— Task requirements —
From the material below, list every line containing "matplotlib".
╭──
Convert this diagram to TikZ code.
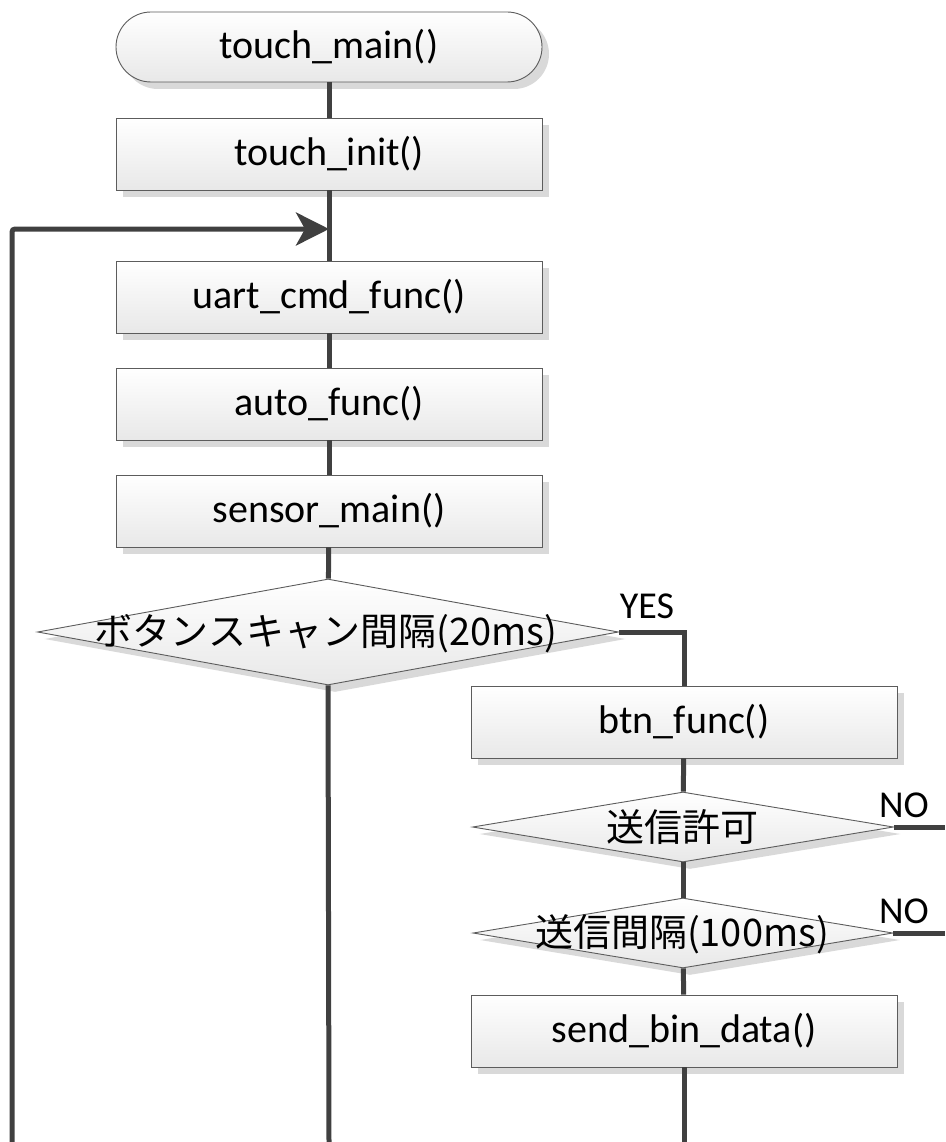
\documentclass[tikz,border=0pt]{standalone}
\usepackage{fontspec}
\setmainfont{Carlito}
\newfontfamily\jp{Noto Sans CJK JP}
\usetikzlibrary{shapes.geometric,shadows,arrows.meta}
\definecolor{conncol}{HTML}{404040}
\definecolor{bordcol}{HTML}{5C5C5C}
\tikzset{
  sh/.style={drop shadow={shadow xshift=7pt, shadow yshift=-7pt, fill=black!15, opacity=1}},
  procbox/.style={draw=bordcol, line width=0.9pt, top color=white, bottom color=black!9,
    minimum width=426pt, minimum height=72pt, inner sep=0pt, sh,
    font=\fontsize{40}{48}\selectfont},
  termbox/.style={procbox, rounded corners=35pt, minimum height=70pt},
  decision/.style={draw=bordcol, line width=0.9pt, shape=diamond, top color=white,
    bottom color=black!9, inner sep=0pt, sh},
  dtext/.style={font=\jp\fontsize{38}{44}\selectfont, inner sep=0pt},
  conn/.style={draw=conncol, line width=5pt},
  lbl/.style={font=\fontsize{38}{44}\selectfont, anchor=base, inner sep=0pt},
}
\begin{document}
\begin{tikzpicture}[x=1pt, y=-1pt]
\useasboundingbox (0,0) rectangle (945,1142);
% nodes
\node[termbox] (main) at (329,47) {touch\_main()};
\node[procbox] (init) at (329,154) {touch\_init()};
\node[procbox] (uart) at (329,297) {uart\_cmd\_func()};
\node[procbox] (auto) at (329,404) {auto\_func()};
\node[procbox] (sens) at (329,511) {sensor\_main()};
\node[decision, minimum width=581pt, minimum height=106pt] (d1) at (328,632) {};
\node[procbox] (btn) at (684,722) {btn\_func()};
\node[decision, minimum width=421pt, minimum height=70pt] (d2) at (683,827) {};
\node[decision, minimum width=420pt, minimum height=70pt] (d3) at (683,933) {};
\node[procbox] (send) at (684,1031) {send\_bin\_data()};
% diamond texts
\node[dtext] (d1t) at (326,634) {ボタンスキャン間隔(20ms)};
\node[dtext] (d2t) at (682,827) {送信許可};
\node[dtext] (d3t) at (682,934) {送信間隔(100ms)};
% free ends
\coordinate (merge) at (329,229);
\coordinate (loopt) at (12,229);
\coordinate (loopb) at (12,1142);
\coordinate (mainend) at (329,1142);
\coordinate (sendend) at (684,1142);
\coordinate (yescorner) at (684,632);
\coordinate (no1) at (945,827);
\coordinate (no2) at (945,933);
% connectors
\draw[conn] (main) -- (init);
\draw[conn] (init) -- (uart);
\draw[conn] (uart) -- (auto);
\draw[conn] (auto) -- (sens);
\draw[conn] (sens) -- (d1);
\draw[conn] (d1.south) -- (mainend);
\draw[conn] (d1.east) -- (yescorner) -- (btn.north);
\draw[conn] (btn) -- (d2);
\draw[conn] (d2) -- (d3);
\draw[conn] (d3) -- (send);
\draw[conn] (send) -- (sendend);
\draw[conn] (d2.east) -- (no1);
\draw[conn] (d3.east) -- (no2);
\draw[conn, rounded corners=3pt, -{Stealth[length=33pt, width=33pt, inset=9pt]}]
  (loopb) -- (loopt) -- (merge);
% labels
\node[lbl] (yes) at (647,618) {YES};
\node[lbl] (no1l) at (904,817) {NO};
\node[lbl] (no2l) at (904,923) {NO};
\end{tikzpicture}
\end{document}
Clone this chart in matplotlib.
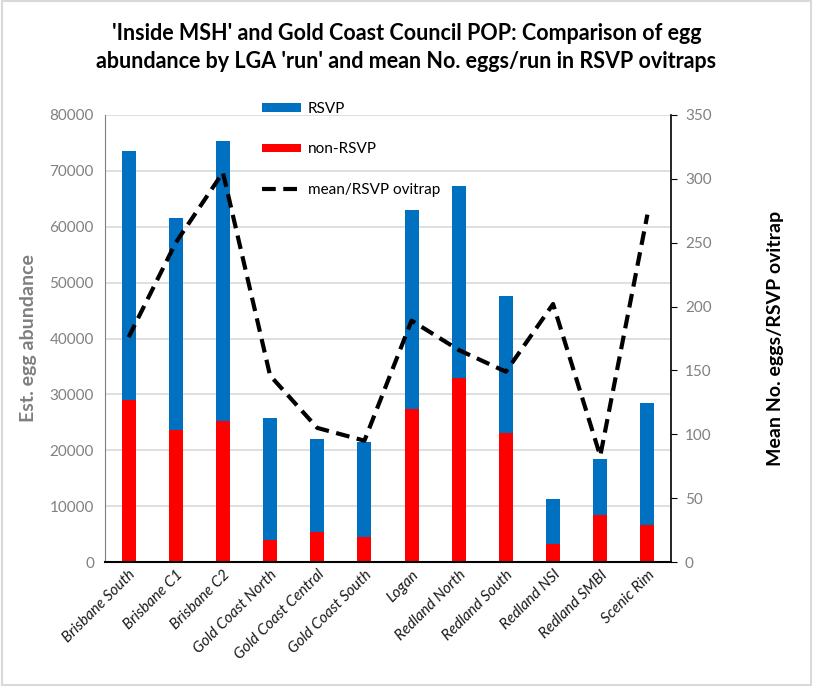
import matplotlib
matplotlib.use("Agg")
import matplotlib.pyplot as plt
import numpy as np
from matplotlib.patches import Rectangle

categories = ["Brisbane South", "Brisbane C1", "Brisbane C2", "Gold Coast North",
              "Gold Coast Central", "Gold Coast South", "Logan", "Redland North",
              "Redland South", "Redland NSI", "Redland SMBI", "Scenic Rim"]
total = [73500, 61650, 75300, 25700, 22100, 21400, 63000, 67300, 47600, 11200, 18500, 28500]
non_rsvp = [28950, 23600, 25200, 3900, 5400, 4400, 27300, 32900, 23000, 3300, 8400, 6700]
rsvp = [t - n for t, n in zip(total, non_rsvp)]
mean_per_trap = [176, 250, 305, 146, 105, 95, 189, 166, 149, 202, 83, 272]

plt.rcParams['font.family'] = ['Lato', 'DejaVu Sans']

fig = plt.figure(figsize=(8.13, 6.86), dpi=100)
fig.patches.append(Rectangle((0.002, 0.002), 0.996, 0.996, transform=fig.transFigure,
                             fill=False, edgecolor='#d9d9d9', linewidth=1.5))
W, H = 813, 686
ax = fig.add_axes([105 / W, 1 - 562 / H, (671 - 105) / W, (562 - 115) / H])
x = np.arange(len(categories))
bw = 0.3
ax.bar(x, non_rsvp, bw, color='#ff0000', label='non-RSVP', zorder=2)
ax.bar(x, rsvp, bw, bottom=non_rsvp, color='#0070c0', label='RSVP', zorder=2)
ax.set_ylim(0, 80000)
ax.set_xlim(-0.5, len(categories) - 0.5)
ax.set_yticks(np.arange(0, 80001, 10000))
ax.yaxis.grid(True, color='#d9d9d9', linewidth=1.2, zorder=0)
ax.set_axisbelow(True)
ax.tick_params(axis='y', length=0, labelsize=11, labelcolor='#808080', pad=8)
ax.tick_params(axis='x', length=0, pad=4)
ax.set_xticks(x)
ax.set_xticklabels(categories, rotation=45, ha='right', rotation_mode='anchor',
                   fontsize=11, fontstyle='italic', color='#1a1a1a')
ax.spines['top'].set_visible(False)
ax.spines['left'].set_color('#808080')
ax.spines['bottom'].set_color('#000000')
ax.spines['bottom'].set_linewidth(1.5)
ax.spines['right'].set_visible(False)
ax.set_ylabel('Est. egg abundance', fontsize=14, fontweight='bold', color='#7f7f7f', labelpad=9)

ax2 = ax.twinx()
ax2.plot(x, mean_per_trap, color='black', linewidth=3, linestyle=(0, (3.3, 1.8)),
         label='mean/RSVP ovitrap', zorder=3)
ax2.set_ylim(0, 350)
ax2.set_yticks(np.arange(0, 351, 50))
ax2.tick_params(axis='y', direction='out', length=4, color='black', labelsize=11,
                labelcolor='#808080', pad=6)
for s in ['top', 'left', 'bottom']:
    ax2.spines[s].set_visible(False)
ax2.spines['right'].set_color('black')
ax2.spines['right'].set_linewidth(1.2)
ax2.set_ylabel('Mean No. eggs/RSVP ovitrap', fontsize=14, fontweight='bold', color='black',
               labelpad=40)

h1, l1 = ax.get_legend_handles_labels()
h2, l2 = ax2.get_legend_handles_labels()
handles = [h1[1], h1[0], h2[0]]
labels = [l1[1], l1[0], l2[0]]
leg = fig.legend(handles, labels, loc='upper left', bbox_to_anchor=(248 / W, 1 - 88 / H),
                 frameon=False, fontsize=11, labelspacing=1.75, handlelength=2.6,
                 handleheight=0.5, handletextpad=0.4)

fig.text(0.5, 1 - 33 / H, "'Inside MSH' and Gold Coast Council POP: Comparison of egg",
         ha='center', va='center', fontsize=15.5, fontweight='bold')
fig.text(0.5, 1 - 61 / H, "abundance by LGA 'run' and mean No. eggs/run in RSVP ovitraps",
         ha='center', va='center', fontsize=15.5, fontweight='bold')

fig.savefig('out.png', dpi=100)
╰──
— Answer to the task —
Clone this chart in matplotlib.
import matplotlib
matplotlib.use("Agg")
import matplotlib.pyplot as plt
from matplotlib.patches import Rectangle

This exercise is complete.